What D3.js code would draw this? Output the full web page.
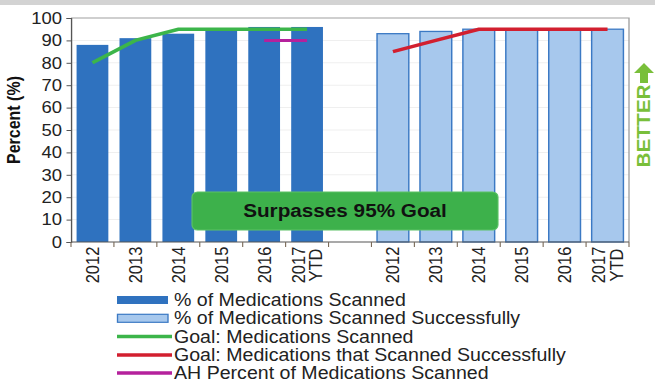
<!DOCTYPE html>
<html><head><meta charset="utf-8">
<script src="https://cdn.jsdelivr.net/npm/d3@7"></script>
<style>body{margin:0;background:#fff;}svg{display:block;font-family:"Liberation Sans",Arial,sans-serif;}</style>
</head><body>
<script>
const years = ["2012","2013","2014","2015","2016","2017 YTD"];
const scanned = [88, 91, 93, 95, 96, 96];
const scannedSuccess = [93, 94, 95, 95, 95, 95];
const goalScanned = [80, 90, 95, 95, 95, 95];
const goalSuccess = [85, 90, 95, 95, 95, 95];
const ahScanned = [null, null, null, null, 90, 90];
const yTicks = [0,10,20,30,40,50,60,70,80,90,100];
const legendLabels = ["% of Medications Scanned","% of Medications Scanned Successfully","Goal: Medications Scanned","Goal: Medications that Scanned Successfully","AH Percent of Medications Scanned"];
const boxText = "Surpasses 95% Goal";
const yTitle = "Percent (%)";
const betterText = "BETTER";

const W = 655, H = 384, sx = 1.12;
const X = v => v / sx;
const c = { dark:"#2f72bf", light:"#a7c8ed", lightStroke:"#3b79c4", green:"#3cb54a", red:"#d21f2f", magenta:"#b5219c", better:"#79bf3a" };

const svg = d3.select("body").append("svg").attr("width", W).attr("height", H);
svg.append("rect").attr("x",0).attr("y",0).attr("width",W).attr("height",5).attr("fill","#d3d3d3");
const g = svg.append("g").attr("transform", `scale(${sx},1)`);

const keys = years.map(y => "L" + y).concat(["gap"], years.map(y => "R" + y));
const x = d3.scaleBand().domain(keys).range([X(71), X(629)]).paddingInner(0.26).paddingOuter(0.13);
const y = d3.scaleLinear().domain([0, 100]).range([242, 18]);

// gridlines
g.append("g").selectAll("line").data(yTicks.filter(t => t > 0 && t < 100)).join("line")
  .attr("x1", X(71)).attr("x2", X(629)).attr("y1", d => y(d)).attr("y2", d => y(d))
  .attr("stroke", "#efefef").attr("stroke-width", 1);
// frame top/right
g.append("path").attr("d", `M${X(71)},${y(100)}H${X(629)}V${y(0)}`).attr("fill","none").attr("stroke","#a0a0a0").attr("stroke-width",1.2);

// bars
g.append("g").selectAll("rect").data(years).join("rect")
  .attr("x", (d) => x("L" + d)).attr("width", x.bandwidth())
  .attr("y", (d, i) => y(scanned[i])).attr("height", (d, i) => y(0) - y(scanned[i]))
  .attr("fill", c.dark);
g.append("g").selectAll("rect").data(years).join("rect")
  .attr("x", (d) => x("R" + d)).attr("width", x.bandwidth())
  .attr("y", (d, i) => y(scannedSuccess[i])).attr("height", (d, i) => y(0) - y(scannedSuccess[i]))
  .attr("fill", c.light).attr("stroke", c.lightStroke).attr("stroke-width", 1.3);

// lines
const cx = k => x(k) + x.bandwidth() / 2;
const line = d3.line().defined(d => d[1] != null).x(d => d[0]).y(d => y(d[1]));
g.append("path").datum(years.map((d, i) => [cx("L" + d), goalScanned[i]])).attr("d", line)
  .attr("fill","none").attr("stroke", c.green).attr("stroke-width", 3.5);
g.append("path").datum(years.map((d, i) => [cx("L" + d), ahScanned[i]])).attr("d", line)
  .attr("fill","none").attr("stroke", c.magenta).attr("stroke-width", 3);
g.append("path").datum(years.map((d, i) => [cx("R" + d), goalSuccess[i]])).attr("d", line)
  .attr("fill","none").attr("stroke", c.red).attr("stroke-width", 3.5);

// y axis
const yAxis = g.append("g").attr("transform", `translate(${X(71)},0)`)
  .call(d3.axisLeft(y).tickValues(yTicks).tickSize(4).tickPadding(4));
yAxis.select(".domain").attr("stroke","#555").attr("stroke-width",1.2);
yAxis.selectAll(".tick line").attr("stroke","#555");
yAxis.selectAll("text").attr("font-size", 16.5).attr("fill","#222").attr("font-family","Liberation Sans, Arial, sans-serif");

// x axis
const xa = g.append("g");
xa.append("line").attr("x1", X(71)).attr("x2", X(629)).attr("y1", y(0)).attr("y2", y(0)).attr("stroke","#555").attr("stroke-width",1.2);
const bounds = keys.map(k => x(k) - x.step() * x.paddingInner() / 2).concat([X(629)]);
xa.selectAll(".xt").data(bounds).join("line").attr("class","xt")
  .attr("x1", d => d).attr("x2", d => d).attr("y1", y(0)).attr("y2", y(0) + 5).attr("stroke","#7a6a58").attr("stroke-width",1);
keys.filter(k => k !== "gap").forEach(k => {
  const lbl = k.slice(1);
  const parts = lbl.split(" ");
  const t = xa.append("text").attr("transform", `translate(${cx(k)},265) rotate(-90)`)
    .attr("text-anchor","middle").attr("font-size", 16.5).attr("fill","#222");
  if (parts.length === 1) {
    t.append("tspan").attr("x",0).attr("dy","0.35em").text(lbl);
  } else {
    t.append("tspan").attr("x",0).attr("dy", "-0.13em").text(parts[0]);
    t.append("tspan").attr("x",0).attr("dy", "0.95em").text(parts[1]);
  }
});

// y title
g.append("text").attr("transform", `translate(${X(20)},120) rotate(-90)`).attr("text-anchor","middle")
  .attr("font-size", 16).attr("font-weight","bold").attr("fill","#111").text(yTitle);

// green box
g.append("rect").attr("x", X(192)).attr("y", 192).attr("width", X(498) - X(192)).attr("height", 38)
  .attr("rx", 5).attr("ry", 5).attr("fill", "#3db14b").attr("stroke","#5cc266").attr("stroke-width",1);
g.append("text").attr("x", X(345)).attr("y", 211).attr("dy","0.35em").attr("text-anchor","middle")
  .attr("font-size", 18.5).attr("font-weight","bold").attr("fill","#111").text(boxText);

// BETTER arrow + text
const ax = X(644);
g.append("path").attr("d", `M${ax},63 L${ax + X(10)},73 L${ax + X(4)},73 L${ax + X(4)},83 L${ax - X(4)},83 L${ax - X(4)},73 L${ax - X(10)},73 Z`)
  .attr("fill", c.better);
g.append("text").attr("transform", `translate(${ax},126) rotate(-90)`).attr("text-anchor","middle").attr("dy","0.36em")
  .attr("font-size", 16).attr("font-weight","bold").attr("fill", c.better)
  .attr("textLength", 83).attr("lengthAdjust","spacingAndGlyphs").text(betterText);

// legend
const lg = g.append("g");
const rows = [300, 318.3, 336.6, 354.9, 373];
legendLabels.forEach((lab, i) => {
  const ry = rows[i];
  if (i === 0) lg.append("rect").attr("x", X(117)).attr("y", ry - 4).attr("width", X(168) - X(117)).attr("height", 8).attr("fill", c.dark);
  else if (i === 1) lg.append("rect").attr("x", X(117.5)).attr("y", ry - 4).attr("width", X(168) - X(117.5)).attr("height", 8).attr("fill", c.light).attr("stroke", c.lightStroke).attr("stroke-width", 1.2);
  else lg.append("line").attr("x1", X(117)).attr("x2", X(172)).attr("y1", ry).attr("y2", ry)
    .attr("stroke", [c.green, c.red, c.magenta][i - 2]).attr("stroke-width", 3.5);
  lg.append("text").attr("x", X(174)).attr("y", ry).attr("dy","0.35em").attr("font-size", 17.5).attr("fill","#222").text(lab);
});
</script>
</body></html>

======

WRITTEN INSTRUCTION
Extract, word for word, each line from the top of the data down to and including the line with "const y = d3.scaleLinear().domain([0, 100]).range([242, 18]);"; skip the pictures.

WRITTEN RESPONSE
What D3.js code would draw this? Output the full web page.
<!DOCTYPE html>
<html><head><meta charset="utf-8">
<script src="https://cdn.jsdelivr.net/npm/d3@7"></script>
<style>body{margin:0;background:#fff;}svg{display:block;font-family:"Liberation Sans",Arial,sans-serif;}</style>
</head><body>
<script>
const years = ["2012","2013","2014","2015","2016","2017 YTD"];
const scanned = [88, 91, 93, 95, 96, 96];
const scannedSuccess = [93, 94, 95, 95, 95, 95];
const goalScanned = [80, 90, 95, 95, 95, 95];
const goalSuccess = [85, 90, 95, 95, 95, 95];
const ahScanned = [null, null, null, null, 90, 90];
const yTicks = [0,10,20,30,40,50,60,70,80,90,100];
const legendLabels = ["% of Medications Scanned","% of Medications Scanned Successfully","Goal: Medications Scanned","Goal: Medications that Scanned Successfully","AH Percent of Medications Scanned"];
const boxText = "Surpasses 95% Goal";
const yTitle = "Percent (%)";
const betterText = "BETTER";

const W = 655, H = 384, sx = 1.12;
const X = v => v / sx;
const c = { dark:"#2f72bf", light:"#a7c8ed", lightStroke:"#3b79c4", green:"#3cb54a", red:"#d21f2f", magenta:"#b5219c", better:"#79bf3a" };

const svg = d3.select("body").append("svg").attr("width", W).attr("height", H);
svg.append("rect").attr("x",0).attr("y",0).attr("width",W).attr("height",5).attr("fill","#d3d3d3");
const g = svg.append("g").attr("transform", `scale(${sx},1)`);

const keys = years.map(y => "L" + y).concat(["gap"], years.map(y => "R" + y));
const x = d3.scaleBand().domain(keys).range([X(71), X(629)]).paddingInner(0.26).paddingOuter(0.13);
const y = d3.scaleLinear().domain([0, 100]).range([242, 18]);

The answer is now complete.